Nafrat se na dekho dushman ko
Shaayad ye muhabbat kar baithe
(Hate not your enemy, maybe
He’ll soon start loving you)
Sworn enemies embrace each other and bosom friends stand with daggers drawn. Wannabe leaders, their feet still rooted in the sleaze and squalor of show business talk of eliminating corruption and air opinions on subjects about which they know naught. Confused voters, lured by offers of lucre, liquor and worse, end up with rulers only interested in themselves. If we had any doubts, they were laid to rest by a video clip of a newly elected politician’s agenda that has gone viral on the social media. This drama is played out repeatedly, but no one seems to complain. Yet, we all dream of Mera Bharat Mahaan.
Much of what I wrote on this page twelve months ago has come to pass, and as we close in on the day of reckoning – not to be confused with the day of counting – the air is polluted with a cacophony of claims and counter claims, accusations and counter accusations, impractical promises and unrealizable expectations. One wonders why all these promised welfare schemes and economic measures were not implemented all these years. Voters need to remember Peter Marshall’s observation, “Small deeds done are better than great deeds planned”.
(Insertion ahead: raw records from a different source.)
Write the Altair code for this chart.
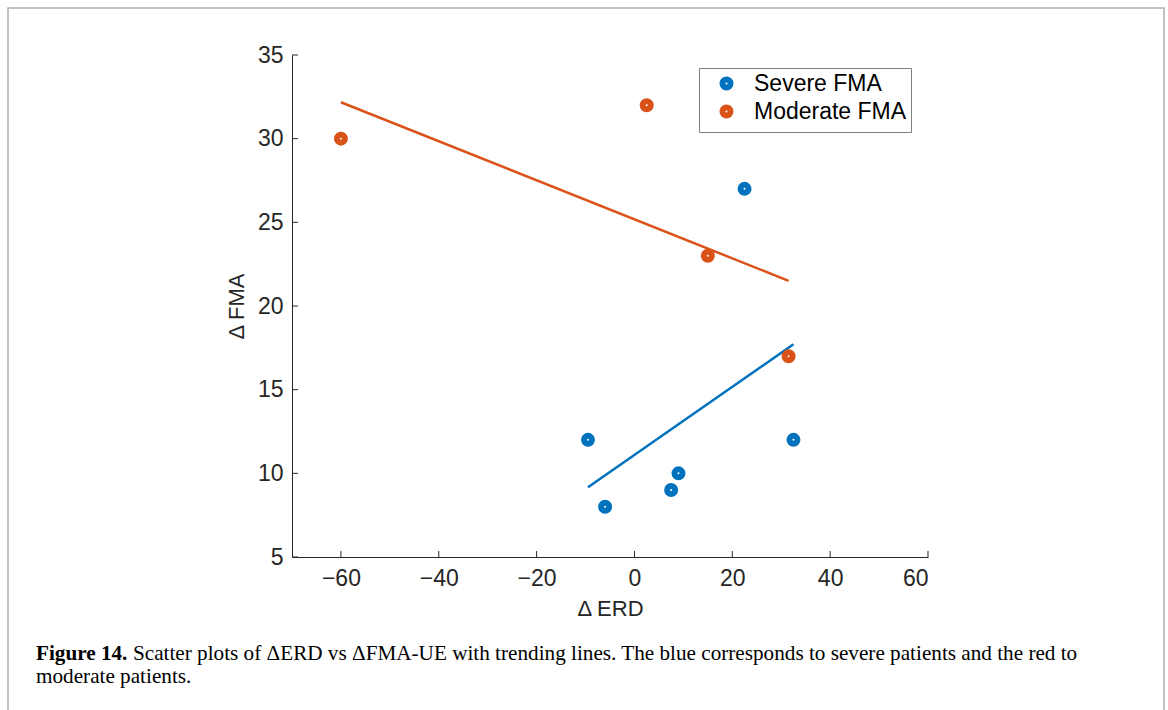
import altair as alt
import pandas as pd

# Data
severe_erd = [-9.5, -6.0, 7.5, 9.0, 22.5, 32.5]
severe_fma = [12, 8, 9, 10, 27, 12]
moderate_erd = [-60.0, 2.5, 15.0, 31.5]
moderate_fma = [30, 32, 23, 17]
groups = ["Severe FMA", "Moderate FMA"]
colors = ["#0072BD", "#D95319"]
x_ticks = [-60, -40, -20, 0, 20, 40, 60]
y_ticks = [5, 10, 15, 20, 25, 30, 35]
caption_bold = "Figure 14."
caption_line1 = "Scatter plots of \u0394ERD vs \u0394FMA-UE with trending lines. The blue corresponds to severe patients and the red to"
caption_line2 = "moderate patients."

df = pd.DataFrame({
    "erd": severe_erd + moderate_erd,
    "fma": severe_fma + moderate_fma,
    "group": [groups[0]] * len(severe_erd) + [groups[1]] * len(moderate_erd),
})
xt = pd.DataFrame({"erd": x_ticks})
yt = pd.DataFrame({"fma": y_ticks})

W, H = 636, 502
L, T = 292, 55
AX = "#262626"
SANS = "Liberation Sans"
SERIF = "Liberation Serif"

xs = alt.Scale(domain=[-70, 60], nice=False, zero=False)
ys = alt.Scale(domain=[5, 35], nice=False, zero=False)
cs = alt.Scale(domain=groups, range=colors)

x_axis = alt.Axis(values=x_ticks, title="\u0394 ERD", ticks=False, grid=False,
                  domainColor=AX, domainWidth=1, labelColor=AX, labelFont=SANS,
                  labelFontSize=23, labelPadding=10, titleFont=SANS, titleFontSize=22,
                  titleFontWeight="normal", titleColor=AX, titlePadding=8)
y_axis = alt.Axis(values=y_ticks, title="\u0394 FMA", ticks=False, grid=False,
                  domainColor=AX, domainWidth=1, labelColor=AX, labelFont=SANS,
                  labelFontSize=23, labelPadding=9, titleFont=SANS, titleFontSize=22,
                  titleFontWeight="normal", titleColor=AX, titlePadding=9)

legend = alt.Legend(title=None, orient="none", legendX=407, legendY=13,
                    strokeColor="#7f7f7f", fillColor="white", padding=4,
                    labelFont=SANS, labelFontSize=23, labelColor="black",
                    symbolType="circle", symbolSize=64, symbolStrokeWidth=6,
                    symbolFillColor="white", symbolOffset=12, labelOffset=16,
                    rowPadding=-5, labelLimit=300)

frame = alt.Chart(pd.DataFrame({"a": [0]})).mark_rect(
    fillOpacity=0, stroke="#b0b0b0", strokeWidth=1.5
).encode(x=alt.value(8 - L), x2=alt.value(1164 - L), y=alt.value(8 - T), y2=alt.value(760 - T))

lines = alt.Chart(df).transform_regression(
    "erd", "fma", groupby=["group"]
).mark_line(strokeWidth=2.5).encode(
    x=alt.X("erd:Q", scale=xs, axis=x_axis),
    y=alt.Y("fma:Q", scale=ys, axis=y_axis),
    color=alt.Color("group:N", scale=cs, legend=legend),
)

points = alt.Chart(df).mark_point(
    filled=False, fill="white", fillOpacity=1, strokeWidth=6, size=64, opacity=1
).encode(
    x=alt.X("erd:Q", scale=xs, axis=x_axis),
    y=alt.Y("fma:Q", scale=ys, axis=y_axis),
    color=alt.Color("group:N", scale=cs, legend=legend),
)

xtick_marks = alt.Chart(xt).mark_rule(color=AX, strokeWidth=1).encode(
    x=alt.X("erd:Q", scale=xs, axis=x_axis), y=alt.value(H), y2=alt.value(H - 6))
ytick_marks = alt.Chart(yt).mark_rule(color=AX, strokeWidth=1).encode(
    y=alt.Y("fma:Q", scale=ys, axis=y_axis), x=alt.value(0), x2=alt.value(6))

cap = pd.DataFrame({"a": [0]})
FS = 21.2
cap_b = alt.Chart(cap).mark_text(
    text=caption_bold, font=SERIF, fontSize=FS, fontWeight="bold", align="left",
    baseline="alphabetic", color="black"
).encode(x=alt.value(36 - L), y=alt.value(660 - T))
cap_1 = alt.Chart(cap).mark_text(
    text=caption_line1, font=SERIF, fontSize=FS, align="left",
    baseline="alphabetic", color="black"
).encode(x=alt.value(133 - L), y=alt.value(660 - T))
cap_2 = alt.Chart(cap).mark_text(
    text=caption_line2, font=SERIF, fontSize=FS, align="left",
    baseline="alphabetic", color="black"
).encode(x=alt.value(36 - L), y=alt.value(683 - T))

chart = alt.layer(frame, lines, points, xtick_marks, ytick_marks, cap_b, cap_1, cap_2).properties(
    width=W, height=H,
    autosize=alt.AutoSizeParams(type="none"),
    padding={"left": L, "top": T, "right": 1168 - L - W, "bottom": 710 - T - H},
    background="white",
).configure_view(stroke=None)

chart.save("out.html", embed_options={"renderer": "svg", "actions": False})
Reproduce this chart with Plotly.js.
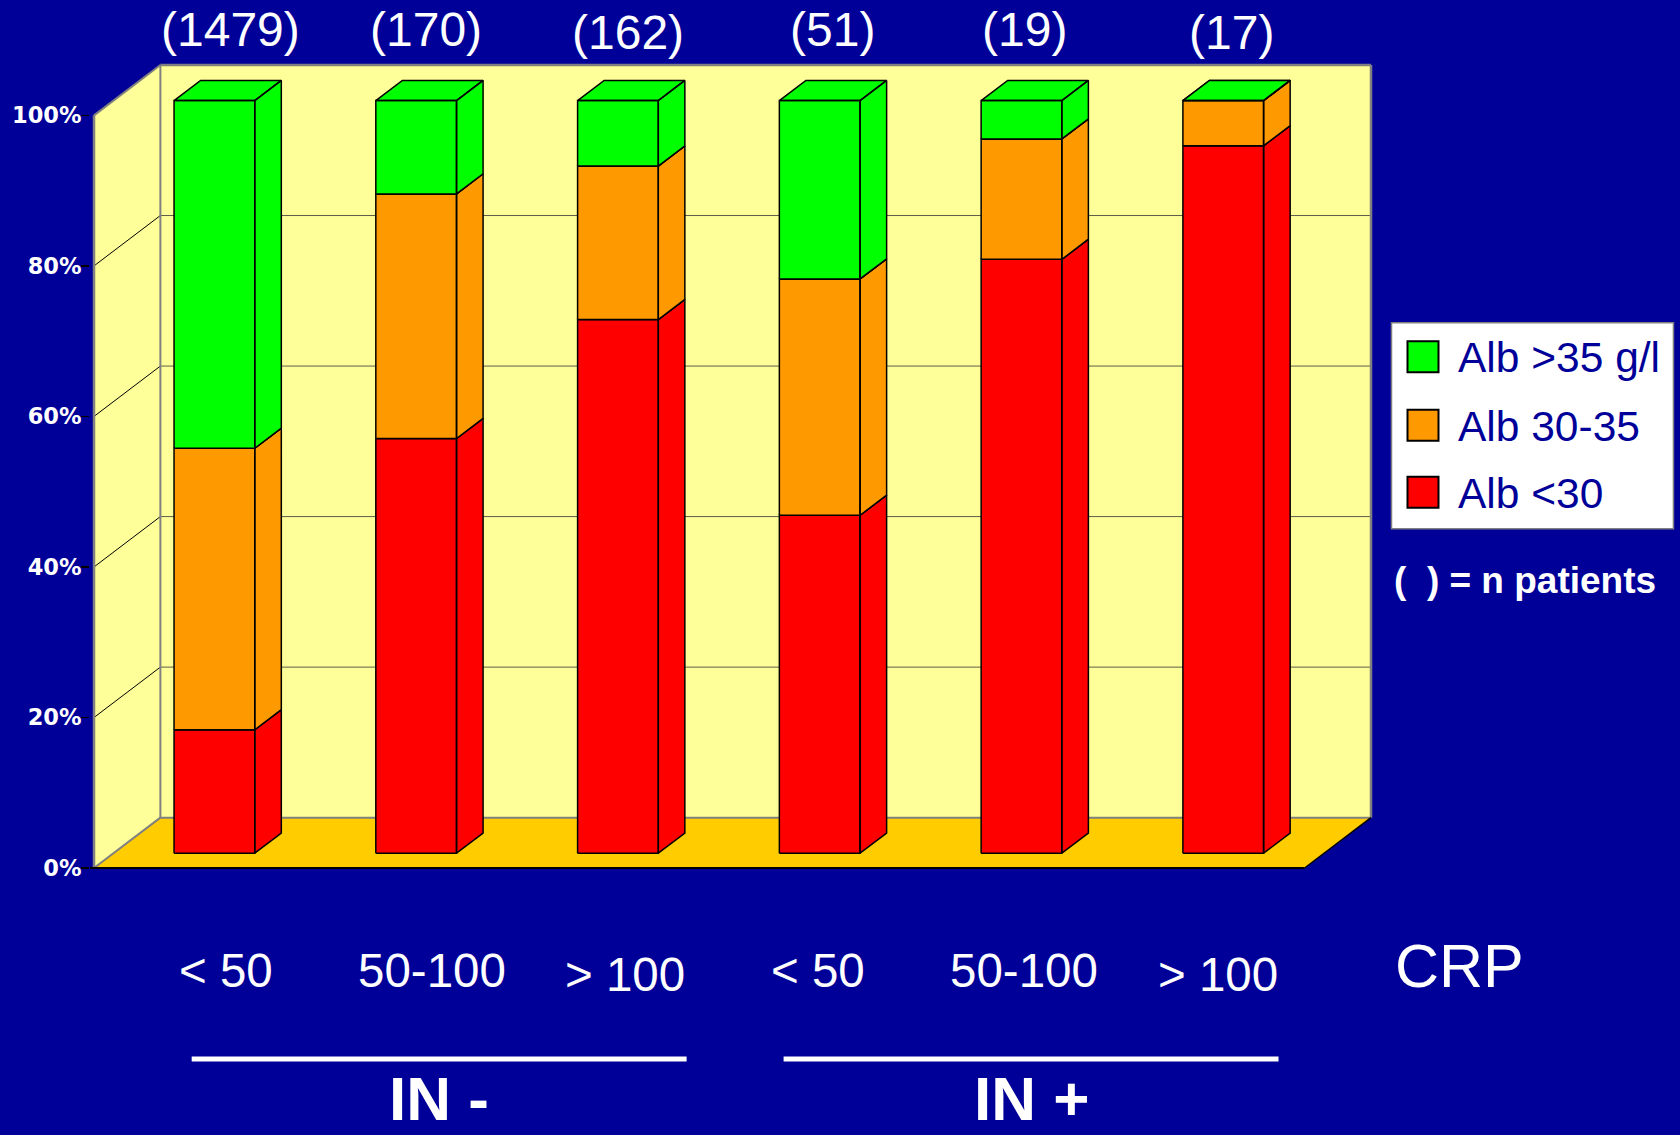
<!DOCTYPE html>
<html>
<head>
<meta charset="utf-8">
<script src="https://cdn.plot.ly/plotly-3.0.1.min.js"></script>
<style>html,body{margin:0;padding:0;background:#000099;}#chart{width:1680px;height:1135px;}</style>
</head>
<body>
<div id="chart"></div>
<script>
// ---- data ----
const categories = ['< 50', '50-100', '> 100', '< 50', '50-100', '> 100'];
const groupLabels = ['IN -', 'IN +'];
const nPatients = [1479, 170, 162, 51, 19, 17];
const albLow  = [16.4, 55.1, 70.9, 44.9, 78.9, 94.0];   // Alb <30
const albMid  = [37.4, 32.5, 20.4, 31.4, 16.0, 6.0];    // Alb 30-35
const albHigh = [46.2, 12.4, 8.7, 23.7, 5.1, 0.0];      // Alb >35 g/l
const seriesNames = ['Alb <30', 'Alb 30-35', 'Alb >35 g/l'];
const yTickVals = [0, 20, 40, 60, 80, 100];
const yTickLabels = ['0%', '20%', '40%', '60%', '80%', '100%'];
const axisTitle = 'CRP';
const noteText = '(\u00A0\u00A0) = n patients';

// ---- styling / geometry ----
const seriesColors = ['#FF0000', '#FF9900', '#00FF00'];
const BG = '#000099', WALL = '#FFFF99', FLOOR = '#FFCC00', EDGE = '#808080';
const W = 1680, H = 1135;
const DX = 0.329, DY = 6.69;        // depth offset (x units, % units)
const D0 = 0.294, D1 = 0.694;       // bar front/back depth
const BW = 0.4;                     // bar width (category = 1)
const NC = categories.length;
const PAD = 4;
const pxX = 201.8, pxY = 7.524;
const xr = [-PAD / pxX, NC + DX + PAD / pxX];
const yr = [-PAD / pxY, 100 + DY + PAD / pxY];
const ML = 94.3 - PAD, MT = 65.3 - PAD;
const plotW = (xr[1] - xr[0]) * pxX, plotH = (yr[1] - yr[0]) * pxY;
const MR = W - ML - plotW, MB = H - MT - plotH;
const px2x = p => (p - ML) / plotW;
const py2y = p => (H - MB - p) / plotH;
// label placement (layout only)
const nLabelDx = [0.175, 0.144, 0.145, 0.158, 0.112, 0.138];
const nLabelPy = [30, 30, 33, 30, 30, 33];
const catLabelDx = [0.156, 0.175, 0.133, 0.086, 0.111, 0.072];
const catLabelPy = [970.5, 970.5, 974.5, 970.5, 970.5, 974.5];

function P(x, d, y) { return [x + DX * d, y + DY * d]; }

// ---- bar traces (pseudo 3D stacked) ----
const series = [albLow, albMid, albHigh];
const traces = [];
series.forEach((vals, s) => {
  const xs = [], ys = [];
  const addPoly = pts => { pts.forEach(p => { xs.push(p[0]); ys.push(p[1]); }); xs.push(pts[0][0]); ys.push(pts[0][1]); xs.push(null); ys.push(null); };
  for (let i = 0; i < NC; i++) {
    let base = 0;
    for (let k = 0; k < s; k++) base += series[k][i];
    const top = base + vals[i];
    const xl = i + 0.5 - BW / 2, xrr = i + 0.5 + BW / 2;
    addPoly([P(xl, D0, base), P(xrr, D0, base), P(xrr, D0, top), P(xl, D0, top)]);   // front
    addPoly([P(xrr, D0, base), P(xrr, D1, base), P(xrr, D1, top), P(xrr, D0, top)]); // side
    addPoly([P(xl, D0, top), P(xrr, D0, top), P(xrr, D1, top), P(xl, D1, top)]);     // top
  }
  traces.push({
    type: 'scatter', mode: 'lines', name: seriesNames[s],
    x: xs, y: ys, fill: 'toself', fillcolor: seriesColors[s],
    line: { color: '#000000', width: 1.5 }, hoverinfo: 'skip', showlegend: false
  });
});

// ---- walls, floor, grid ----
const shapes = [];
const dshape = o => Object.assign({ xref: 'x', yref: 'y', layer: 'below' }, o);
shapes.push(dshape({ type: 'path', path: `M0,0 L${DX},${DY} L${DX},${100 + DY} L0,100 Z`, fillcolor: WALL, line: { width: 0 } }));
shapes.push(dshape({ type: 'rect', x0: DX, y0: DY, x1: NC + DX, y1: 100 + DY, fillcolor: WALL, line: { width: 0 } }));
shapes.push(dshape({ type: 'path', path: `M0,0 L${NC},0 L${NC + DX},${DY} L${DX},${DY} Z`, fillcolor: FLOOR, line: { width: 0 } }));
yTickVals.forEach(v => {
  if (v > 0 && v < 100) {
    shapes.push(dshape({ type: 'line', x0: DX, y0: v + DY, x1: NC + DX, y1: v + DY, line: { color: '#5e5e4a', width: 1 } }));
    shapes.push(dshape({ type: 'line', x0: 0, y0: v, x1: DX, y1: v + DY, line: { color: '#000000', width: 1 } }));
  }
});
const edge = (x0, y0, x1, y1, c, w) => shapes.push(dshape({ type: 'line', x0, y0, x1, y1, line: { color: c, width: w } }));
edge(DX, DY, DX, 100 + DY, EDGE, 2);
edge(DX, 100 + DY, NC + DX, 100 + DY, EDGE, 2.5);
edge(NC + DX, DY, NC + DX, 100 + DY, EDGE, 2.5);
edge(DX, DY, NC + DX, DY, EDGE, 2);
edge(0, 0, 0, 100, EDGE, 2.5);
edge(0, 100, DX, 100 + DY, EDGE, 2);
edge(0, 0, DX, DY, EDGE, 2);
edge(xr[0], 0, NC, 0, '#000000', 2);
edge(NC, 0, NC + DX, DY, '#000000', 1.5);

// ---- annotations ----
const FONT = 'Liberation Sans, Arial, sans-serif';
const annotations = [];
nPatients.forEach((n, i) => {
  annotations.push({ xref: 'x', yref: 'paper', x: i + 0.5 + nLabelDx[i], y: py2y(nLabelPy[i]), text: '(' + n + ')', showarrow: false,
    xanchor: 'center', yanchor: 'middle', font: { family: FONT, size: 48, color: '#FFFFFF' } });
});
categories.forEach((c, i) => {
  annotations.push({ xref: 'x', yref: 'paper', x: i + 0.5 + catLabelDx[i], y: py2y(catLabelPy[i]), text: c, showarrow: false,
    xanchor: 'center', yanchor: 'middle', font: { family: FONT, size: 47.5, color: '#FFFFFF' } });
});
annotations.push({ xref: 'paper', yref: 'paper', x: px2x(1460), y: py2y(966), text: axisTitle, showarrow: false,
  xanchor: 'center', yanchor: 'middle', font: { family: FONT, size: 61, color: '#FFFFFF' } });
const groupLines = [[192, 687], [784, 1279]];
groupLabels.forEach((g, k) => {
  const [a, b] = groupLines[k];
  shapes.push({ type: 'line', xref: 'paper', yref: 'paper', x0: px2x(a), x1: px2x(b), y0: py2y(1059), y1: py2y(1059), line: { color: '#FFFFFF', width: 5 } });
  annotations.push({ xref: 'paper', yref: 'paper', x: px2x((a + b) / 2), y: py2y(1098), text: g, showarrow: false,
    xanchor: 'center', yanchor: 'middle', font: { family: FONT, size: 62, color: '#FFFFFF', weight: 'bold' } });
});

// legend (drawn)
shapes.push({ type: 'rect', xref: 'paper', yref: 'paper', x0: px2x(1392), x1: px2x(1674), y0: py2y(529), y1: py2y(323),
  fillcolor: '#FFFFFF', line: { color: EDGE, width: 1.5 } });
const legendOrder = [2, 1, 0];
const legendRows = [357, 425.5, 492.5];
legendOrder.forEach((s, r) => {
  const cy = legendRows[r];
  shapes.push({ type: 'rect', xref: 'paper', yref: 'paper', x0: px2x(1408), x1: px2x(1439), y0: py2y(cy + 15.5), y1: py2y(cy - 15.5),
    fillcolor: seriesColors[s], line: { color: '#000000', width: 2 } });
  annotations.push({ xref: 'paper', yref: 'paper', x: px2x(1457), y: py2y(cy + 1), text: seriesNames[s], showarrow: false,
    xanchor: 'left', yanchor: 'middle', font: { family: FONT, size: 42.5, color: '#000099' } });
});
annotations.push({ xref: 'paper', yref: 'paper', x: px2x(1392), y: py2y(581), text: noteText, showarrow: false,
  xanchor: 'left', yanchor: 'middle', font: { family: FONT, size: 37, color: '#FFFFFF', weight: 'bold' } });

const layout = {
  width: W, height: H, autosize: false,
  paper_bgcolor: BG, plot_bgcolor: 'rgba(0,0,0,0)',
  margin: { l: ML, r: MR, t: MT, b: MB, pad: 0 },
  showlegend: false,
  xaxis: { range: xr, showgrid: false, zeroline: false, showticklabels: false, ticks: '', showline: false, fixedrange: true },
  yaxis: { range: yr, tickvals: yTickVals, ticktext: yTickLabels, showgrid: false, zeroline: false, showline: false,
    ticks: 'outside', ticklen: 8, tickwidth: 1.5, tickcolor: '#000000', ticklabelstandoff: -5,
    tickfont: { family: 'DejaVu Sans, Verdana, sans-serif', size: 22.5, color: '#FFFFFF', weight: 'bold' }, fixedrange: true },
  shapes, annotations
};

Plotly.newPlot('chart', traces, layout, { displayModeBar: false, staticPlot: true });
</script>
</body>
</html>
The changing scenario in which politicians big and small move randomly from party to party due to expulsive forces on the one hand and magnetic forces in the form of promises of lucre and office on the other, reminds me of a phenomenon known as Brownian movement in Physics. It is defined as, “the erratic random movement of microscopic particles in a fluid, as a result of continuous bombardment from molecules of the surrounding medium”. Of course, it is not a new phenomenon. When it first happened, in the 1960s, they were called Ayarams and Gayarams but with the exponential multiplication of political parties since then, these terms are no longer adequate. Maybe we should call them Brownies.